◆ SUPPLIED MATERIAL
☆ ☆ ☆ ☆
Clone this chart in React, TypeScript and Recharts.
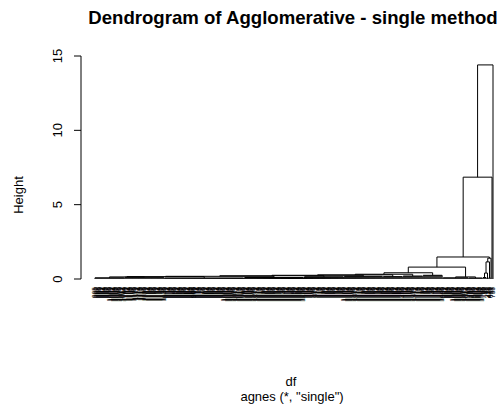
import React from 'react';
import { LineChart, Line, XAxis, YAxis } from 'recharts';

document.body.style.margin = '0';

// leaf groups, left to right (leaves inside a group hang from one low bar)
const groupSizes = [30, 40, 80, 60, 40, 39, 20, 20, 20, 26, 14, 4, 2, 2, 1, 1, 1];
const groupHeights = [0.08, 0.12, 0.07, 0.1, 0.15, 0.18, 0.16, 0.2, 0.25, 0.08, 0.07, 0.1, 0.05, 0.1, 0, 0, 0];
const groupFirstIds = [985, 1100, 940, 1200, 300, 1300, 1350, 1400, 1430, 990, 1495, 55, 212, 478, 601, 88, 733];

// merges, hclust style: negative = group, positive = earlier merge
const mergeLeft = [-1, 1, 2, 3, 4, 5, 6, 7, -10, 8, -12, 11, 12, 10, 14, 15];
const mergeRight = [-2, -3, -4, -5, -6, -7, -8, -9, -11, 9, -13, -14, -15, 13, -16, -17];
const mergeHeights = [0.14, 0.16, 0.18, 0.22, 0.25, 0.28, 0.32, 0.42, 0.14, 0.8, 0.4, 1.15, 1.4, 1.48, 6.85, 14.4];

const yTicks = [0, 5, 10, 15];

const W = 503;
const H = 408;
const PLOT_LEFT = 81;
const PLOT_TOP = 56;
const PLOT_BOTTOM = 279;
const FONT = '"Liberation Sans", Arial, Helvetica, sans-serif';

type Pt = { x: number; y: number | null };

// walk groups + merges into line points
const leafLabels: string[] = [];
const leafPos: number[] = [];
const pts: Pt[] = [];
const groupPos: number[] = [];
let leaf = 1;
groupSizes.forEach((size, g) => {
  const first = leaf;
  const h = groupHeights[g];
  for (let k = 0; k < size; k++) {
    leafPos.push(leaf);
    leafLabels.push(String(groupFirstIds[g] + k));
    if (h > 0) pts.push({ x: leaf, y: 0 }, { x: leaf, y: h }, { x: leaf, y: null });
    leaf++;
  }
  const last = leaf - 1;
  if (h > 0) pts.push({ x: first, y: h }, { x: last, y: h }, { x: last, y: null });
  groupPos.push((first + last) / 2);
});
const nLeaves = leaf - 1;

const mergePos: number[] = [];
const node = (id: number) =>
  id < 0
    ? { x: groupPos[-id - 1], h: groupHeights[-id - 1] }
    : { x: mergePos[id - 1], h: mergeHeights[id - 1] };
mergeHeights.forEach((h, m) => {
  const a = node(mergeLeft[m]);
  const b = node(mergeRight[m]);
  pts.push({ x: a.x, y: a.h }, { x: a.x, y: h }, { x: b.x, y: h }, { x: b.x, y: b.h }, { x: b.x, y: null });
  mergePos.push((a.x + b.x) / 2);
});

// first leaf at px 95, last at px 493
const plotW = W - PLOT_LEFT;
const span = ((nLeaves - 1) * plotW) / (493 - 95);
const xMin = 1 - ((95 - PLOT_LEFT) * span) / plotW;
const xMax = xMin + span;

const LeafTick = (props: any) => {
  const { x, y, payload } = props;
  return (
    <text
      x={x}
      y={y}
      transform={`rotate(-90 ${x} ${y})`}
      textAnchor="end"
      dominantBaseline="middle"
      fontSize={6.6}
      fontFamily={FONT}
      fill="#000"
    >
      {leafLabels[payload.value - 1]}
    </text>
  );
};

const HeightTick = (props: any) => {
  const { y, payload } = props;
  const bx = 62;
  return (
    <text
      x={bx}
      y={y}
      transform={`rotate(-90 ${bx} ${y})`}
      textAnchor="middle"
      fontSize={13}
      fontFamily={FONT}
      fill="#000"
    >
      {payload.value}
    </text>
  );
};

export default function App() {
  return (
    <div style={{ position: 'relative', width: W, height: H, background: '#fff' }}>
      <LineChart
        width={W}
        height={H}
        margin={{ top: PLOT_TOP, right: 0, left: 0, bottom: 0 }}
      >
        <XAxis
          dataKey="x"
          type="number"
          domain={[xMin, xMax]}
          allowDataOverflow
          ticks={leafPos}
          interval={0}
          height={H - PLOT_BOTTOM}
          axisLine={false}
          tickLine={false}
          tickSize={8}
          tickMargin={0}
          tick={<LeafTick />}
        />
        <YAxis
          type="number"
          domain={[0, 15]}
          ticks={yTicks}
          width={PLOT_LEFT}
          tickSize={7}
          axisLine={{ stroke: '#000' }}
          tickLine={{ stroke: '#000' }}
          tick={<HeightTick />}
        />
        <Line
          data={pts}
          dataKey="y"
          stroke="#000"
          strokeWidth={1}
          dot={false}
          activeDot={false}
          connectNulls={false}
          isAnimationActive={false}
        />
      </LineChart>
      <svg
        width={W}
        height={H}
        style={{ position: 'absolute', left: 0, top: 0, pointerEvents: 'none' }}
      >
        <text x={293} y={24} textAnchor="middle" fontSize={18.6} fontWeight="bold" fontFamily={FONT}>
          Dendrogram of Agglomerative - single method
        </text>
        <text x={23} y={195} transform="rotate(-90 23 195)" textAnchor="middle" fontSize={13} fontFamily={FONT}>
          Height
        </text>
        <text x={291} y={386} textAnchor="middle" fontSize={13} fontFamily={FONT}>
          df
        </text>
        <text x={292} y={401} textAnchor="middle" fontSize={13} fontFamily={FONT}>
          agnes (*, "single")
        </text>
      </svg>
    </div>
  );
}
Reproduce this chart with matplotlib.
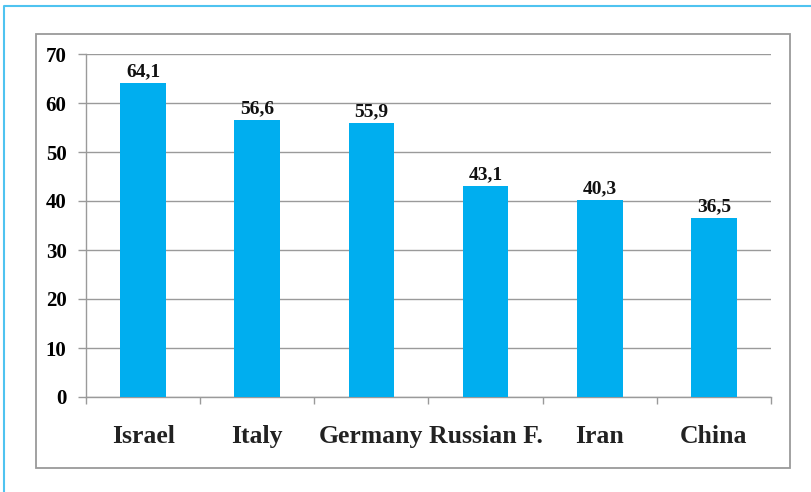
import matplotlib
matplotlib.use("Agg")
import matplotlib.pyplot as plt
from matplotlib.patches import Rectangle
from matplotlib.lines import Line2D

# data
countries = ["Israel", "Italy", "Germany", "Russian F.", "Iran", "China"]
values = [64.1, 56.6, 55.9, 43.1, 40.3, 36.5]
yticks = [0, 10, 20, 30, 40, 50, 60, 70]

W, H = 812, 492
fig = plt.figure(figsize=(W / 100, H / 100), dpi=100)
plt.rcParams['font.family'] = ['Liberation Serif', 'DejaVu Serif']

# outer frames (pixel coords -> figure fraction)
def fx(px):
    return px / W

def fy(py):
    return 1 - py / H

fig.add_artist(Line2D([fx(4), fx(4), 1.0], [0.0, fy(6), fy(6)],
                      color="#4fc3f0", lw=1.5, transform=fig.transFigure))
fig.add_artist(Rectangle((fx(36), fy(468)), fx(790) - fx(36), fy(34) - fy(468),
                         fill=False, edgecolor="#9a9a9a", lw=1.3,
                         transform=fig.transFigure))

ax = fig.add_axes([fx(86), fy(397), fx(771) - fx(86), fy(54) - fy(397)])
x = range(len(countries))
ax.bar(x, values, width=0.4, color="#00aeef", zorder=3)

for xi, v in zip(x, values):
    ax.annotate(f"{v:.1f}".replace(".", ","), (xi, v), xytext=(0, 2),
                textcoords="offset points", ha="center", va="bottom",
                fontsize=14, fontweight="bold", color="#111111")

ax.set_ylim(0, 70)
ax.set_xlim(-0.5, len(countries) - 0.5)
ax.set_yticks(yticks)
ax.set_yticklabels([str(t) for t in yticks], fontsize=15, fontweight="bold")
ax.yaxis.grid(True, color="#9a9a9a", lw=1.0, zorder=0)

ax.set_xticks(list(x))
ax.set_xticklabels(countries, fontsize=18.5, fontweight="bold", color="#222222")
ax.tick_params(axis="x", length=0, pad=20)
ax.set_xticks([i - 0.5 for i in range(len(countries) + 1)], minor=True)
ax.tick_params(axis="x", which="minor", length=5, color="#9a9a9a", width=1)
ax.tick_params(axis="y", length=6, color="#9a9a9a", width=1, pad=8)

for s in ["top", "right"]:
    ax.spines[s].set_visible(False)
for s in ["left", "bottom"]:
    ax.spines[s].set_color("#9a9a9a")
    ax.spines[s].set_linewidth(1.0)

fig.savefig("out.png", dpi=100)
☆ ☆ ☆ ☆
◆ SHORT EXERCISE
Print the data above verbatim from the first line through the line holding "601, 88, 733];", leaving every picture out.

◆ RESULT OF THIS EXERCISE
Clone this chart in React, TypeScript and Recharts.
import React from 'react';
import { LineChart, Line, XAxis, YAxis } from 'recharts';

document.body.style.margin = '0';

// leaf groups, left to right (leaves inside a group hang from one low bar)
const groupSizes = [30, 40, 80, 60, 40, 39, 20, 20, 20, 26, 14, 4, 2, 2, 1, 1, 1];
const groupHeights = [0.08, 0.12, 0.07, 0.1, 0.15, 0.18, 0.16, 0.2, 0.25, 0.08, 0.07, 0.1, 0.05, 0.1, 0, 0, 0];
const groupFirstIds = [985, 1100, 940, 1200, 300, 1300, 1350, 1400, 1430, 990, 1495, 55, 212, 478, 601, 88, 733];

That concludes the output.